When I first became a mom, I used to joke about motherhood being a full-time job with no pay and rad benefits. Then I became a single mom and realized I had no idea what being a full-time parent was actually like. Without a doubt, single parenthood is pretty much the hardest thing I've ever done. It involved a lot of sleepless nights, missed events, and the absence of solo-trips to the bathroom (or anywhere, for that matter). There are so many things single moms can't do that other moms take for granted, and sometimes simply acknowleding that fact can make a single mom feel seen, heard, and valued.
When I was married to my ex-husband I honestly already felt like a single mother. I mean, he was rarely home and wasn't a very involved parent. Then I actually became a single mom and realized that wasn't the case. Like, at all. When I was married, at least I could take a shower by myself or go for a run without having to take the day off from work or push the kids in the jogging strollers. I was unhappy in my marriage, to be sure, but I also received way more respect from people as a married woman with kids, than I did as a struggling single mom.
There were other things I took for granted. Namely, having adult contact, because oh how I longed for someone to have daily personal conversations with over the age of 4, or to be able to sleep in the same bed with someone every night. For me, single parenthood was a dichotomy of extremes — loneliness and wanting to be touched and constant running and wanting your kids to stop touching you. Being a single parent was hard at times, but it gave me some needed perspective on what I was missing, what I wanted in a partner, and what I needed in my life.
Now that I have re-married,I still think back to those hectic, busy days and long, lonely nights. I love my married life, but I won't ever take for granted having a loving partner and co-parent in my life again.
Taking A Bath
As a single mom, the only time I could really stop and take a breath was late at night or early in the morning. Even then, at least half the time, a child would wake up and I would have to get out or let them join me. Not exactly relaxing.
Finding Time For Self Care
I felt so guilty whenever I tried to take care of myself. I guess the so-called bright side, though, was the fact that I rarely had any time to take care of myself. Usually "self care" involved asking for a day off work, or asking someone to babysit or pick my kids up from school, and I couldn't afford either. So, most of the time I skipped out on self car entirely.
Staying At Home
When I was a single mom, I had to work to support my kids. I didn't have the luxury of staying home with them (not to say that staying at home with kids all day is in any way easy).
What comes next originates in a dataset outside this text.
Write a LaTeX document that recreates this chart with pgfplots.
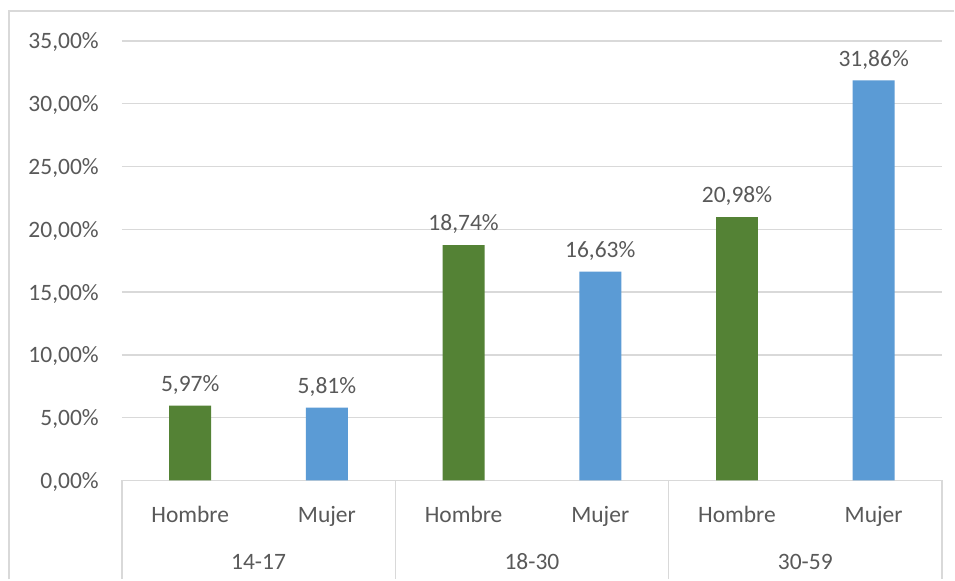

Then again, going to work (even when it was a job I hated) usually provided me with the only adult interaction I could enjoy, so it wasn't all bad.
Having A Partner To Vent To
Now that I am re-married, I realize that one thing I really value about having my spouse in my life is having someone I can vent to about, well, everything. Even just the act of telling someone about my day is super cathartic. Single parenthood is so lonely without it.
Attending Events With Your Kids
I had to miss a ton of events with my kids, usually because I couldn't find child care, bring my younger child along, or couldn't get time off during the work day. When I did attend, I always felt like everyone was judging me. Honestly, I felt like the worst mom on the planet.
Sleeping With A Partner Every Night
So, it's not like I was celibate when I was a single mom. I got some, but until I met my husband I didn't have someone to come home to every night. It was so lonely and often I had horrible insomnia as a result.
I remember calling my kids out of day care when I was too sick to drive them. I also remember driving them to day care when I was too sick to care for them. In case you're guessing, both instances sucked.
Losing Your Cool
Single parents often don't have the luxury of losing their sh*t. You have to be a parent every hour of every day. They also don't have the ability to do the things they need to do to recover when they do lose their cool, like taking a break, sitting alone in the bath with a bottle of wine, or going for a walk or a drive. Most of the time I just sat on the bathroom floor and cried.
I learned the hard way that co-parenting with a partner, even a less than stellar one, is way easier than single parenting and especially when your ex is a crappy co-parent or is absent entirely. Never underestimate the value of commiseration or collaborative problem solving, friends.